Astronomers have detected a gravitational wave from a black hole so massive that existing theories suggest it shouldn’t exist.
The black hole that formed from the merger that sent the gravitational wave through space is 142 times the mass of the Sun, making it the most massive ever to be observed with gravitational waves. And the energy that it released through the universe is the equivalent to around eight solar masses, spreading out across the universe.
“This doesn’t look much like a chirp, which is what we typically detect,” said Nelson Christensen, a researcher at the French National Center for Scientific Research who helped pick up the signal. “This is more like something that goes ‘bang,’ and it’s the most massive signal LIGO and Virgo have seen.”

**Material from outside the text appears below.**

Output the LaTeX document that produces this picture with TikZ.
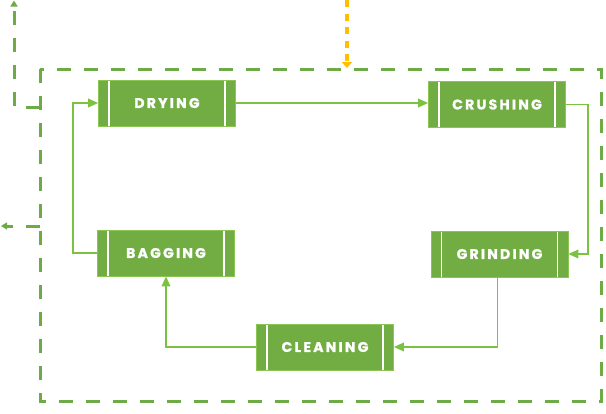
\documentclass[tikz,border=0pt]{standalone}
\usepackage{fontspec}
\newfontfamily\labfont{Poppins}[LetterSpace=16, BoldFeatures={FakeBold=1.2}]
\usetikzlibrary{arrows.meta}
\definecolor{boxgreen}{HTML}{72AD44}
\definecolor{boxedge}{HTML}{8CC652}
\definecolor{linkgreen}{HTML}{7CC242}
\definecolor{dashgreen}{HTML}{6CAB45}
\definecolor{orangeline}{HTML}{FFBE00}
\tikzset{
  stepbox/.style={rectangle, fill=boxgreen, draw=boxedge, line width=0.6pt,
    minimum width=137pt, minimum height=46pt, inner sep=0pt,
    text=white, font=\labfont\bfseries\fontsize{14}{16}\selectfont,
    path picture={
      \draw[white, line width=1.6pt]
        ([xshift=10.5pt]path picture bounding box.north west) --
        ([xshift=10.5pt]path picture bounding box.south west);
      \draw[white, line width=1.6pt]
        ([xshift=-10.5pt]path picture bounding box.north east) --
        ([xshift=-10.5pt]path picture bounding box.south east);
    }},
  link/.style={draw=linkgreen, line width=1.8pt,
    -{Triangle[length=10pt,width=8.5pt]}},
  outerdash/.style={draw=dashgreen, line width=3pt, dash pattern=on 14pt off 13pt},
  outerarrow/.style={outerdash, -{Triangle[length=6pt,width=7pt]}},
  orangedash/.style={draw=orangeline, line width=4.5pt, dash pattern=on 7pt off 6.5pt,
    -{Triangle[length=6pt,width=10pt]}}
}
\begin{document}
\begin{tikzpicture}[x=1pt,y=-1pt]
\useasboundingbox (0,0) rectangle (606,413);
% outer dashed boundary
\draw[outerdash] (40,69) rectangle (601,401);
\coordinate (ol1) at (40,107);
\coordinate (ol2) at (14,107);
\coordinate (ol3) at (14,0.5);
\coordinate (ol4) at (40,226);
\coordinate (ol5) at (1,226);
\draw[outerarrow] (ol1) -- (ol2) -- (ol3);
\draw[outerarrow] (ol4) -- (ol5);
\coordinate (or1) at (347,0);
\coordinate (or2) at (347,68);
\draw[orangedash] (or1) -- (or2);
% boxes
\node[stepbox] (drying)   at (167,103)   {DRYING};
\node[stepbox] (crushing) at (497,104.5) {CRUSHING};
\node[stepbox] (grinding) at (499.5,254) {GRINDING};
\node[stepbox] (cleaning) at (325,347)   {CLEANING};
\node[stepbox] (bagging)  at (166,253)   {BAGGING};
% connectors
\draw[link] (drying.east) -- (drying.east -| crushing.west);
\draw[link] (crushing.east) -- ++(22,0) |- (grinding.east);
\draw[link] ([xshift=-2pt]grinding.south) |- (cleaning.east);
\draw[link] (cleaning.west) -| (bagging.south);
\draw[link] (bagging.west) -- ++(-24,0) |- (drying.west);
\end{tikzpicture}
\end{document}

Scientists are still unsure how the black hole could have been created, and how such a powerful blast might have been sent out, despite years of work spent hunting the black holes.
“The system we’ve discovered is so bizarre that it breaks a number of previous assumptions about how black holes form,” said Karan Jani, a researcher from Vanderbilt University who was involved in the research, in a statement. “We took more than a year to confirm this alien black hole’s existence and are thrilled to be sharing this discovery with the world.”

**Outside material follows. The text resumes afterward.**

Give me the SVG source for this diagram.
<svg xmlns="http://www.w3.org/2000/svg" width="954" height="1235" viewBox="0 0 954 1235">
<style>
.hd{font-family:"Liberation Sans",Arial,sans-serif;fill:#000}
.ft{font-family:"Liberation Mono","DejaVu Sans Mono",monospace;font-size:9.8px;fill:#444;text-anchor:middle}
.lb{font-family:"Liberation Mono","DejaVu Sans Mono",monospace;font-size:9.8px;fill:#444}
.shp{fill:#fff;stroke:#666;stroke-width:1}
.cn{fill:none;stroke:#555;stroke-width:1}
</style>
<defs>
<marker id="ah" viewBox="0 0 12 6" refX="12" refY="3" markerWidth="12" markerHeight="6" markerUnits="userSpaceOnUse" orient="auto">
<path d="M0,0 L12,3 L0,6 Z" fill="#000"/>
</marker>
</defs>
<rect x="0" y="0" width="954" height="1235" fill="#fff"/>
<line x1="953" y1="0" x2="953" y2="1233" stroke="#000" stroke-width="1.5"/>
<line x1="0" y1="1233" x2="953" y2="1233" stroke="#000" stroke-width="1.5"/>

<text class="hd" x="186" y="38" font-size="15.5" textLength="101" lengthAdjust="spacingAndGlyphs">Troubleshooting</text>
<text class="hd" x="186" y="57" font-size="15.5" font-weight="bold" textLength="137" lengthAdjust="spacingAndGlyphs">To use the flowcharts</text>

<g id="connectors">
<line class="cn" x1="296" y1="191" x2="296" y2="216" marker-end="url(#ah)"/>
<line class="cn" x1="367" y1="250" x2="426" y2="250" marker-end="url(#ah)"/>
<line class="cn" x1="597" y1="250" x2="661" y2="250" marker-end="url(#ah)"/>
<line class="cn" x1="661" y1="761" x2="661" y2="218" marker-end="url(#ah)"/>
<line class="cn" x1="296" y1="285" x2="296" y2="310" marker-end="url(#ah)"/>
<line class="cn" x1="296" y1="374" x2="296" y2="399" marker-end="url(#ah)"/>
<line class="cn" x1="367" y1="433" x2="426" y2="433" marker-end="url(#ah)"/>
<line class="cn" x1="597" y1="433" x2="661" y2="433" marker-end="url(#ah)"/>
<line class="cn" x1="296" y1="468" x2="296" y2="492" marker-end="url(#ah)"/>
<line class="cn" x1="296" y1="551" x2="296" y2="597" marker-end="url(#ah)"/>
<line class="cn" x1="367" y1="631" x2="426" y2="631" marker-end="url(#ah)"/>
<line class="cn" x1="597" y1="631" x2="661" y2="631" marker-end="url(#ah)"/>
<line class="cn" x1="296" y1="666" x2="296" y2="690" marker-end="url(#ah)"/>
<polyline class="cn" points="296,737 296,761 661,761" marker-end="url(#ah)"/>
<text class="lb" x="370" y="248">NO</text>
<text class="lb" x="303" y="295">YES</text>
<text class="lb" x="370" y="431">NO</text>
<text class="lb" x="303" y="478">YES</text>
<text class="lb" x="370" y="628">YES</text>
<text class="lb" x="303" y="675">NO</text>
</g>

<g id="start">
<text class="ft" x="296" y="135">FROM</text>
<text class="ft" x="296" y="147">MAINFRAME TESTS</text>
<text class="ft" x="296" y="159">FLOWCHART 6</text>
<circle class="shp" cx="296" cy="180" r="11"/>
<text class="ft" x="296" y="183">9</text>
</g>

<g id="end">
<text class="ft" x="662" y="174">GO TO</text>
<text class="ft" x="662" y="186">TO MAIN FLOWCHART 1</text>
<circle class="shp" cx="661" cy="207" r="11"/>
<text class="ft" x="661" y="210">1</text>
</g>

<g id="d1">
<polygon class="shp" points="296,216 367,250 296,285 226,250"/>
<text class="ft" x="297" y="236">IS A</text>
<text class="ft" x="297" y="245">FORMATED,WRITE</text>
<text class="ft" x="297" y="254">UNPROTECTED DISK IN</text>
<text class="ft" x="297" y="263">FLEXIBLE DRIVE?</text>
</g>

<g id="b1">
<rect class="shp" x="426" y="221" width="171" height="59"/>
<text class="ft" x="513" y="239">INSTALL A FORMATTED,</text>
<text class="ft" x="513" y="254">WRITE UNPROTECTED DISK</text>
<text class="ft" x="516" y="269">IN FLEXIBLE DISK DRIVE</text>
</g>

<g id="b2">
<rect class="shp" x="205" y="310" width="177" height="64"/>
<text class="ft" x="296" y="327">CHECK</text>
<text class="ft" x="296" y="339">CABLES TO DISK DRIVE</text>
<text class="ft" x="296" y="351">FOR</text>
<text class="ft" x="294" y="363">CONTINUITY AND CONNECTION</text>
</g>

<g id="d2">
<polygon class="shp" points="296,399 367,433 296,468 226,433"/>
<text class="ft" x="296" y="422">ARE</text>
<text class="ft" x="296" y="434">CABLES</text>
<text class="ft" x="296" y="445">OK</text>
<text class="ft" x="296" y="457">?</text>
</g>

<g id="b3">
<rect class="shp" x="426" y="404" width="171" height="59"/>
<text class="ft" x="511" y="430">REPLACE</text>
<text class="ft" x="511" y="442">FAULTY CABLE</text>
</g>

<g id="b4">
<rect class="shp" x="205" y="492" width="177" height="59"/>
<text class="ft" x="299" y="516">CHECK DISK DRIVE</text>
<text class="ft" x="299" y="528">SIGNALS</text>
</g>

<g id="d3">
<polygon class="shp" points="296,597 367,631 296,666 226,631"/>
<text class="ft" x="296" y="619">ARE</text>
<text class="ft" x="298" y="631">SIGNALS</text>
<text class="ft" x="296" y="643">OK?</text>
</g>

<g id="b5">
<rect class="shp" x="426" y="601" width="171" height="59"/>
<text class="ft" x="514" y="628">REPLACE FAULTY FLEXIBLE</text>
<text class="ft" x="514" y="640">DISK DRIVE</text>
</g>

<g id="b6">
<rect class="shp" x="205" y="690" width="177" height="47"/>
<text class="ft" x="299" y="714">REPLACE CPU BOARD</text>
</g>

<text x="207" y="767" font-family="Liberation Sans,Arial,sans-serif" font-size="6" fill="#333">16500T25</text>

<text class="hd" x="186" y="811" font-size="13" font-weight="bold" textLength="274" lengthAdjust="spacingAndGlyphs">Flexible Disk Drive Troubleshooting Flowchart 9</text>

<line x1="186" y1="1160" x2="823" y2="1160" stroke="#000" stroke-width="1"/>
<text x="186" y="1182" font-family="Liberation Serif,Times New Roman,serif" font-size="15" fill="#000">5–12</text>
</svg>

One possibility is that the black hole was formed when two smaller black holes collided to make larger one, which then found a third black hole for yet another even larger collision. The chance of such an event happening is smaller than hitting a golf ball from China and another from Argentina and seeing them collide in the air.
The discovery could pose deep questions about fundamental questions of the universe, as well as giving clues into how the supermassive black holes that sit at the center of some galaxies were able to form.